The mountain peak was reached by a narrow dirt road. We ride, occasionally at a 45-degree angle, over uneven rock formations and waist high grasses, stopping several times along the way to search for fossilized seashells or crystals, explore a mine shaft or a 1600s Spanish mission. I wonder by the time we reach the camp site if the brakes on my Jeep have melted.
Later, members of the group take advantage of the remote landscape to fire various weapons at man-made targets. Normally loud, a gunshot in a sequestered location severed the remote silence with the echo of a coyote howl coming out of a canon.
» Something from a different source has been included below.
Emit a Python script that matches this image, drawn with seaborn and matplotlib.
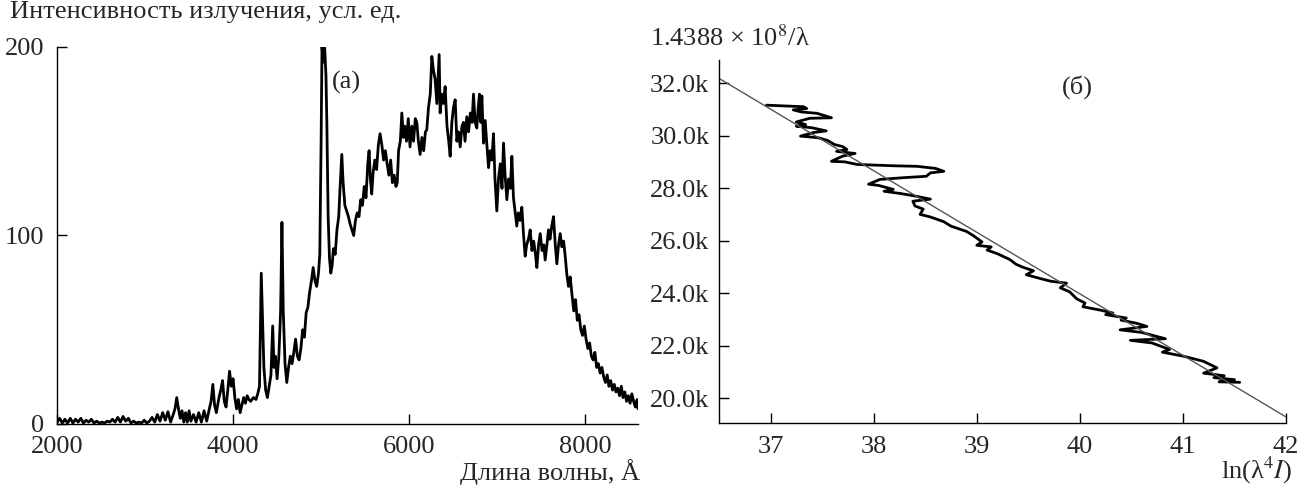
import numpy as np
import pandas as pd
import matplotlib
matplotlib.use("Agg")
import matplotlib.pyplot as plt
from matplotlib.ticker import FuncFormatter
import seaborn as sns

# spectrum
wavelength = [
    2000, 2030, 2060, 2090, 2120, 2150, 2180, 2210, 2240, 2270, 2300, 2330, 2360, 2390, 2420, 2450,
    2480, 2510, 2540, 2570, 2600, 2630, 2660, 2690, 2720, 2750, 2780, 2810, 2840, 2870, 2900, 2930,
    2960, 2990, 3020, 3050, 3080, 3110, 3140, 3170, 3200, 3230, 3260, 3290, 3320, 3340, 3360, 3380,
    3400, 3420, 3440, 3460, 3480, 3500, 3520, 3550, 3580, 3610, 3640, 3670, 3700, 3730, 3750, 3770,
    3790, 3810, 3840, 3860, 3880, 3900, 3920, 3940, 3960, 3980, 4000, 4020, 4040, 4060, 4080, 4100,
    4120, 4140, 4160, 4180, 4200, 4230, 4260, 4280, 4300, 4320, 4335, 4350, 4370, 4390, 4410, 4430,
    4450, 4465, 4480, 4500, 4520, 4540, 4555, 4570, 4590, 4610, 4630, 4650, 4670, 4690, 4710, 4730,
    4750, 4770, 4790, 4810, 4830, 4850, 4870, 4890, 4910, 4930, 4950, 4970, 4985, 5000, 5010, 5025,
    5040, 5055, 5065, 5080, 5095, 5110, 5125, 5140, 5160, 5180, 5200, 5215, 5235, 5250, 5270, 5290,
    5310, 5330, 5350, 5370, 5390, 5410, 5430, 5450, 5470, 5490, 5510, 5530, 5545, 5560, 5575, 5590,
    5610, 5630, 5650, 5670, 5690, 5710, 5730, 5750, 5770, 5790, 5810, 5830, 5850, 5865, 5880, 5900,
    5917, 5935, 5950, 5970, 5990, 6010, 6030, 6050, 6070, 6087, 6105, 6125, 6145, 6165, 6185, 6200,
    6220, 6240, 6258, 6275, 6295, 6315, 6341, 6352, 6370, 6390, 6409, 6430, 6450, 6466, 6485, 6504,
    6523, 6542, 6560, 6580, 6600, 6617, 6635, 6655, 6675, 6695, 6715, 6731, 6750, 6769, 6785, 6799,
    6815, 6826, 6845, 6864, 6880, 6902, 6920, 6940, 6958, 6975, 6996, 7015, 7035, 7055, 7072, 7090,
    7110, 7130, 7150, 7167, 7185, 7205, 7223, 7240, 7260, 7280, 7300, 7318, 7335, 7355, 7375, 7395,
    7415, 7435, 7451, 7470, 7489, 7510, 7530, 7545, 7565, 7583, 7600, 7620, 7640, 7660, 7678, 7697,
    7716, 7735, 7755, 7773, 7790, 7810, 7830, 7849, 7870, 7890, 7910, 7930, 7950, 7970, 7990, 8010,
    8030, 8050, 8070, 8090, 8110, 8130, 8150, 8170, 8190, 8210, 8230, 8250, 8270, 8290, 8310, 8330,
    8350, 8370, 8390, 8410, 8430, 8450, 8470, 8490, 8510, 8530, 8550, 8570, 8590, 8600,
]
intensity = [
    1, 3, 0.5, 2.5, 0.5, 3, 0.5, 2.5, 1, 3, 0.5, 2, 1, 2.5, 0.5, 1.5,
    0.5, 1, 0.5, 1.5, 1, 2.5, 1, 3.5, 1, 4, 1.5, 3, 0.5, 1.5, 0.5, 1,
    0.5, 2, 0.5, 1.5, 3.5, 1, 5, 1.5, 6, 2, 6.5, 1, 5, 8, 14, 8,
    3, 7, 1, 6, 1, 7, 1.5, 5, 1, 6, 1, 7, 1.5, 8, 12, 21,
    10, 6, 14, 18, 23, 12, 9, 18, 28, 20, 24, 14, 8, 13, 6, 10,
    14, 11, 15, 13, 12, 14, 13, 16, 20, 80, 55, 30, 18, 14, 20, 26,
    52, 30, 36, 24, 36, 60, 107, 60, 32, 22, 30, 36, 32, 38, 45, 36,
    34, 40, 50, 46, 59, 62, 70, 76, 83, 76, 73, 80, 90, 150, 200, 192,
    200, 185, 160, 110, 88, 80, 84, 93, 90, 103, 110, 125, 143, 128, 116, 113,
    110, 106, 103, 100, 108, 112, 110, 119, 116, 126, 120, 138, 145, 130, 122, 133,
    140, 135, 148, 154, 148, 140, 145, 138, 132, 140, 128, 132, 126, 128, 145, 150,
    165, 152, 158, 150, 162, 147, 158, 150, 162, 160, 150, 143, 152, 145, 155, 156,
    168, 175, 195, 188, 183, 170, 196, 165, 175, 170, 179, 158, 150, 142, 160, 168,
    172, 150, 155, 147, 158, 160, 150, 163, 155, 165, 160, 175, 160, 157, 168, 175,
    160, 174, 149, 161, 150, 136, 145, 140, 154, 130, 113, 130, 138, 125, 149, 132,
    119, 130, 125, 142, 120, 112, 105, 112, 108, 115, 100, 89, 95, 98, 103, 92,
    97, 90, 83, 95, 101, 92, 95, 87, 95, 103, 98, 105, 110, 95, 85, 95,
    101, 94, 97, 89, 80, 73, 78, 69, 60, 66, 55, 58, 50, 47, 52, 45,
    40, 43, 36, 34, 38, 30, 32, 27, 30, 25, 22, 26, 20, 23, 18, 21,
    17, 19, 15, 20, 14, 17, 12, 15, 11, 16, 12, 9, 13, 8,
]

# panel (b): ln(lambda^4 I) vs 1.4388e8/lambda
ln_l4i = [
    36.96, 37.32, 37.35, 37.22, 37.30, 37.45, 37.59, 37.38, 37.25, 37.34, 37.25, 37.40, 37.54, 37.42,
    37.29, 37.46, 37.55, 37.62, 37.70, 37.74, 37.64, 37.82, 37.70, 37.59, 37.72, 37.84, 38.20, 38.42,
    38.60, 38.68, 38.55, 38.51, 38.30, 38.06, 37.95, 38.05, 38.19, 38.10, 38.25, 38.40, 38.55, 38.38,
    38.40, 38.48, 38.45, 38.55, 38.68, 38.75, 38.90, 38.97, 39.05, 39.00, 39.14, 39.10, 39.20, 39.32,
    39.38, 39.45, 39.55, 39.48, 39.62, 39.72, 39.87, 39.81, 39.90, 39.97, 40.05, 40.03, 40.20, 40.32,
    40.25, 40.45, 40.40, 40.55, 40.65, 40.39, 40.60, 40.83, 40.49, 40.70, 40.87, 40.80, 41.00, 41.10,
    41.20, 41.33, 41.20, 41.40, 41.30, 41.50, 41.35, 41.55,
]
inv_lambda = [
    31160, 31100, 31030, 30980, 30900, 30850, 30680, 30660, 30520, 30420, 30360, 30300, 30180, 30120,
    29980, 29920, 29820, 29660, 29580, 29470, 29400, 29320, 29220, 29020, 29000, 28900, 28850, 28830,
    28750, 28640, 28580, 28450, 28400, 28330, 28150, 28100, 27950, 27880, 27800, 27700, 27580, 27500,
    27320, 27200, 27000, 26900, 26720, 26550, 26350, 26180, 25950, 25820, 25760, 25640, 25500, 25280,
    25100, 24980, 24850, 24700, 24550, 24450, 24380, 24200, 24050, 23780, 23620, 23480, 23350, 23240,
    23180, 23050, 22970, 22850, 22730, 22600, 22500, 22260, 22200, 22100, 21850, 21750, 21600, 21500,
    21400, 21150, 20950, 20850, 20780, 20700, 20620, 20600,
]
fit_x = [36.5, 42.0]
fit_y = [32180, 19280]

sns.set_style("ticks")
plt.rcParams["font.family"] = ["Liberation Serif", "DejaVu Serif"]
plt.rcParams["mathtext.fontset"] = "stix"
fs = 19

spec = pd.DataFrame({"lam": wavelength, "I": intensity})
temp = pd.DataFrame({"x": ln_l4i, "y": inv_lambda})

fig = plt.figure(figsize=(13.05, 4.86), dpi=100)
ax1 = fig.add_axes([0.0437, 0.1276, 0.4452, 0.7757])
ax2 = fig.add_axes([0.551, 0.1296, 0.4345, 0.7469])

sns.lineplot(data=spec, x="lam", y="I", ax=ax1, color="black", lw=2.0,
             estimator=None, sort=False)
ax1.set_xlim(2000, 8600)
ax1.set_ylim(0, 200)
ax1.set_xticks([2000, 4000, 6000, 8000])
ax1.set_yticks([0, 100, 200])
ax1.set_xlabel("")
ax1.set_ylabel("")
ax1.text(5120, 181, "(a)", fontsize=fs, va="center", ha="left")

sns.lineplot(data=temp, x="x", y="y", ax=ax2, color="black", lw=2.0,
             estimator=None, sort=False)
sns.lineplot(x=fit_x, y=fit_y, ax=ax2, color="#555555", lw=1.0)
ax2.set_xlim(36.5, 42)
ax2.set_ylim(19050, 32880)
ax2.set_xticks([37, 38, 39, 40, 41, 42])
ax2.set_yticks(list(range(20000, 32001, 2000)))
ax2.yaxis.set_major_formatter(FuncFormatter(lambda v, p: f"{v / 1000:.1f}k"))
ax2.set_xlabel("")
ax2.set_ylabel("")
ax2.text(39.83, 31860, "(б)", fontsize=fs, va="center", ha="left")

for ax in (ax1, ax2):
    sns.despine(ax=ax)
    for s in ("left", "bottom"):
        ax.spines[s].set_linewidth(1.0)
        ax.spines[s].set_color("black")
    ax.tick_params(direction="in", length=7, width=1.0, color="black",
                   labelsize=fs, pad=7)
    ax.tick_params(axis="x", pad=9)
ax1.tick_params(axis="y", pad=9)

fig.text(10 / 1305, 1 - 12 / 486, "Интенсивность излучения, усл. ед.", fontsize=fs,
         va="center", ha="left")
fig.text(640 / 1305, 1 - 472 / 486, "Длина волны, Å", fontsize=fs,
         va="center", ha="right")
fig.text(650 / 1305, 1 - 38 / 486, "1.4388 × 10$^{8}$/λ", fontsize=fs,
         va="center", ha="left")
fig.text(1292 / 1305, 1 - 470 / 486, "ln(λ$^{4}I$)", fontsize=fs,
         va="center", ha="right")

plt.savefig("out.png", dpi=100)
Afterwards, White guided me and several other guests - the German airman, his family, and two soldiers from Fort Bliss - to a cabin a half-mile away. Late-day sun calmly blanketed the cabin's aged wood, but inside was metaphors come to life: the torn and tattered possessions of a man who came to the mountain to discover a treasure he would never find.
In the evening, everyone gathered around a fire. It was story time by White, who regaled the intrigued audience with tales of treasure and revenge. Several feet away, the wood from the cooking fire had reached an auburn color. All stomachs were full. Several people were wrapped under blankets and others curled on the ground, but all eyes were fixated on White.
"[Milton Ernest] 'Doc' Noss discovered a gold crown in this mountain," said White, squinting from the fire. "But after his wife flaunted it in town, Noss took it back, and placed it back in this mountain somewhere."
To this day, White explained, men and women mine in the mountain, digging anywhere between 25 and 300 feet in search for Noss' gold bullion. So far, there has been no success.
In the morning, tents are packed, breakfast is served and Jeeps are started. The final ride, which snaked through rolling verdant landscape, halted only for pictures and an exploration into Rattlesnake Hole, a mining shaft from the 1600s.
Participants can be heard muttering to each other about the prospect of taking a shower or finally getting home, which only reminded me of what White told me around the campfire: "This is my home," White said, smiling, "this is where I want to be."